The reason for me giving this eBook two stars on Amazon is the bonus story. Without that story, I would have given the work one star with a complaint in the review that I could not give it less than one star. I will let the following examples almost speak for themselves. I cannot resist making the occasional comment.
QUOTES FROM THE NOVEL
Underlined text words and phrases are my comments.
I cannot get a sense of the author’s meaning in the following four sentences.
I still remember how that particularly unforgettable day had embarked on. (loc 63)
I took a quick hot water shower even though, the weather suggested otherwise. (loc 68)
I refrained from disruption their sensitive decision by slowly sneaking from behind with the strategy of pervading into their conversation steadily. (loc 71-72)
I’ve known her for as far as I can remember. This news had grappled the very insides of my body. (loc 83)
My father took his truck out of the garage and I hopped on. (loc 97)
At least in the US, we don’t usually hop “on” a truck.
Within ten minutes, my school arrived and I left the truck. (loc 99-100)
A mobile school?
I heard the bell ring go off just as I was swiftly rushing towards my lecture room. (loc 105)
The bell not only rang, it went off.
Even though, he looked incredibly young, there was an immediate aura of years of percipience and scholarly – like intelligence that he seemed to hold firmly. (loc 113-114)
Very turgid phrasing.
With my head down and both my hands clanged on to my backpack, I steadily fastened my steps. (loc 121-122)
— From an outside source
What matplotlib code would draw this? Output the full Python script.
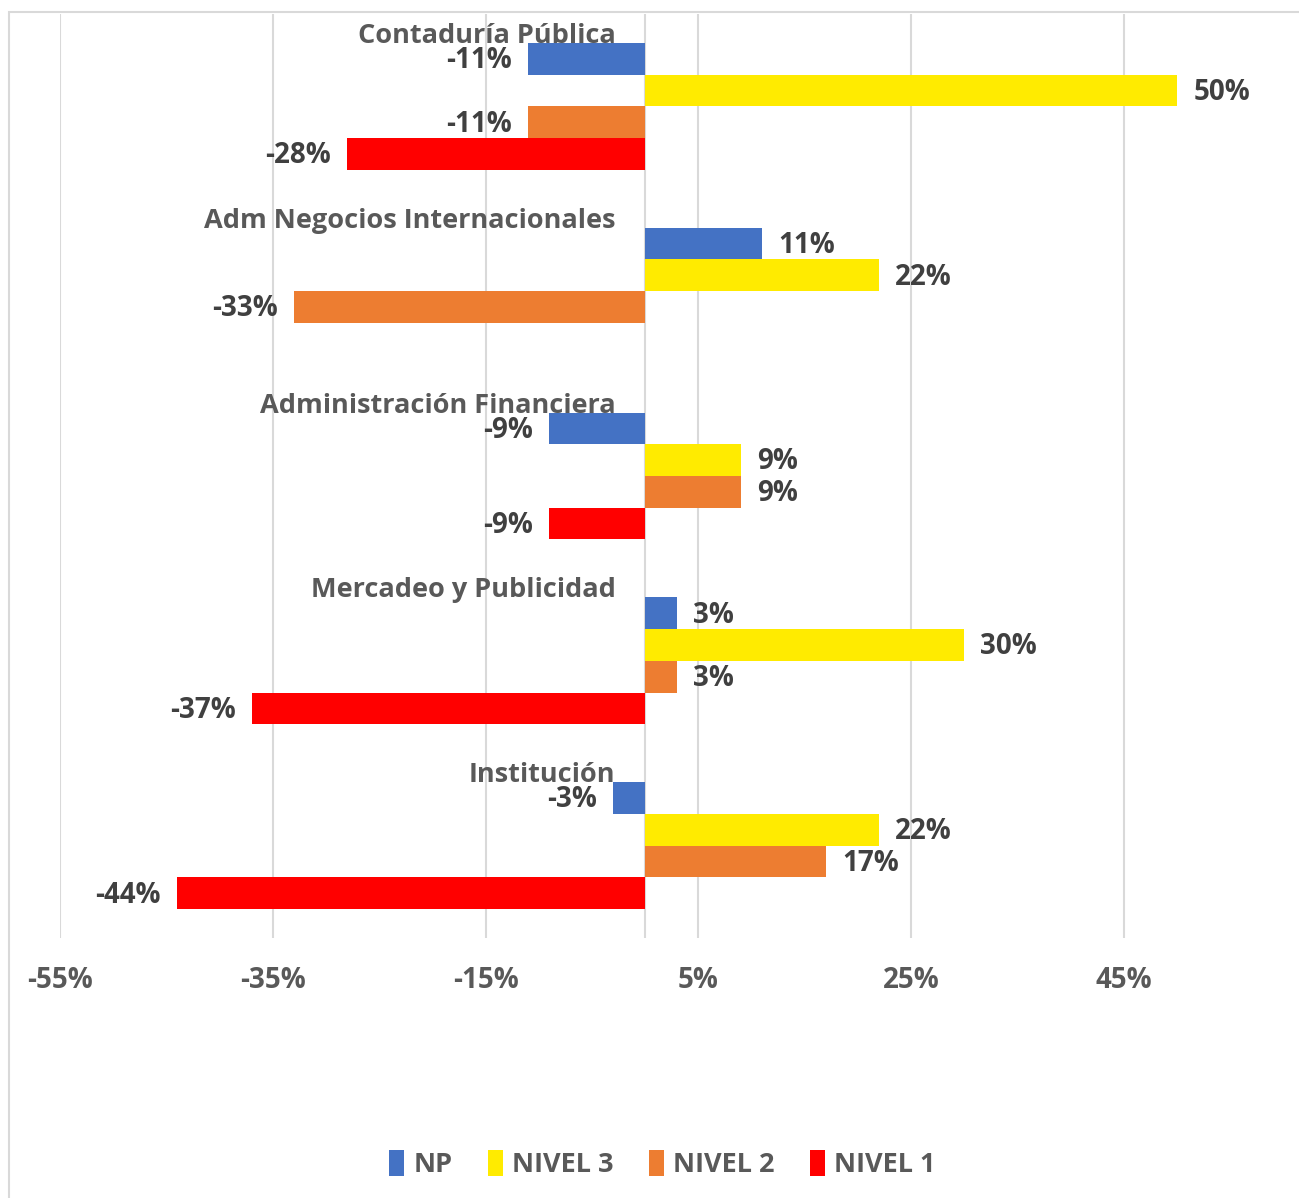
import numpy as np
import matplotlib
matplotlib.use("Agg")
import matplotlib.pyplot as plt
from matplotlib.patches import Rectangle

plt.rcParams['font.family'] = ['Open Sans', 'DejaVu Sans']

carreras = ["Contaduría Pública", "Adm Negocios Internacionales",
            "Administración Financiera", "Mercadeo y Publicidad", "Institución"]
series = ["NP", "NIVEL 3", "NIVEL 2", "NIVEL 1"]
np_vals = [-11, 11, -9, 3, -3]
nivel3 = [50, 22, 9, 30, 22]
nivel2 = [-11, -33, 9, 3, 17]
nivel1 = [-28, np.nan, -9, -37, -44]
colores = ["#4472C4", "#FFEB00", "#ED7D31", "#FF0000"]
ticks = [-55, -35, -15, 5, 25, 45]

gris = "#595959"
gris_osc = "#404040"

W, H = 1299, 1198
fig = plt.figure(figsize=(W / 100, H / 100), dpi=100)
ax = fig.add_axes([60 / W, 1 - 938 / H, 1 - 60 / W, 924 / H])

px = 10.64  # pixeles por punto porcentual
xmin = -55
xmax = xmin + (W - 60) / px
ax.set_xlim(xmin, xmax)
ax.set_ylim(4.5, -0.5)

alto = 0.1716
datos = [np_vals, nivel3, nivel2, nivel1]
y = np.arange(len(carreras))
for i, (vals, nombre, col) in enumerate(zip(datos, series, colores)):
    ys = y + (i - 1.5) * alto
    ax.barh(ys, vals, height=alto, color=col, label=nombre, zorder=3)
    for yy, v in zip(ys, vals):
        if np.isnan(v):
            continue
        if v >= 0:
            ax.text(v + 1.5, yy + 0.01, f"{v:.0f}%", ha="left", va="center",
                    fontsize=20, fontweight="bold", color=gris_osc)
        else:
            ax.text(v - 1.5, yy + 0.01, f"{v:.0f}%", ha="right", va="center",
                    fontsize=20, fontweight="bold", color=gris_osc)

for yy, nombre in zip(y, carreras):
    ax.text(-2.8, yy - 2 * alto - 0.038, nombre, ha="right", va="center",
            fontsize=19.5, fontweight="bold", color=gris)

ax.set_xticks(ticks)
ax.set_xticklabels([f"{t}%" for t in ticks], fontsize=20, fontweight="bold", color=gris)
ax.tick_params(axis="x", length=0, pad=20)
ax.set_yticks([])
ax.grid(axis="x", color="#D9D9D9", linewidth=1.5, zorder=0)
ax.axvline(0, color="#D9D9D9", linewidth=1.5, zorder=1)
for s in ax.spines.values():
    s.set_visible(False)

leg = fig.legend(loc="center", bbox_to_anchor=(0.51, 1 - 1164 / H), ncol=4, frameon=False,
                 prop={"size": 19.5, "weight": "bold"}, handlelength=0.55, handleheight=1.1,
                 handletextpad=0.35, columnspacing=1.3, labelcolor=gris)

fig.patches.append(Rectangle((9 / W, -0.1), 1.2, 1 - 12 / H + 0.1, transform=fig.transFigure,
                             fill=False, edgecolor="#D9D9D9", linewidth=1.5))

fig.savefig("out.png", dpi=100)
After a few seconds, the lock was creakily keyed into. A brief knock later, Danto entered the room. (loc 169-170)
Note the character “Danto.” He also appears as “Dante.” It just depends on the page you are reading.
Casting my eyes to the charcoal sky, the clouds would hold my attention for long. (loc 208)
There was a particular painting that hung right above the fireplace. I returned to being fascinated by it a brief moment later. (loc 218-219)
The boldness of each stroke of paint splurged through every portrait signified the existence of an unmatchable genius. (loc 226-226)
I started wincing across the floor; trying to look for a place to escape. My body started feeling very heavy due to which I fell on the wall and scratched myself by friction. (loc 276-277)
The impenetrable blackness and the sound of dripping water consisting of a general shape of an ovoid – all signified that this was a dungeon hole. (loc 304-305)
Forecasting a storm that leads the ocean waters to crash on the shores of the churning freshly cut grass of green, my eyes widened. (loc 324-325)
“I must escape,” I said to myself. With pain in my complexion, I kept moving forward. (loc 343-344)
There may be medicine for that.
Reading through the feature story was exhausting. The gap in writing quality between the feature story and the bonus story is huge. I recommend readers skip straight to the bonus story. And for the really brave (I am not going to do this) download some samples from the many books this author has written.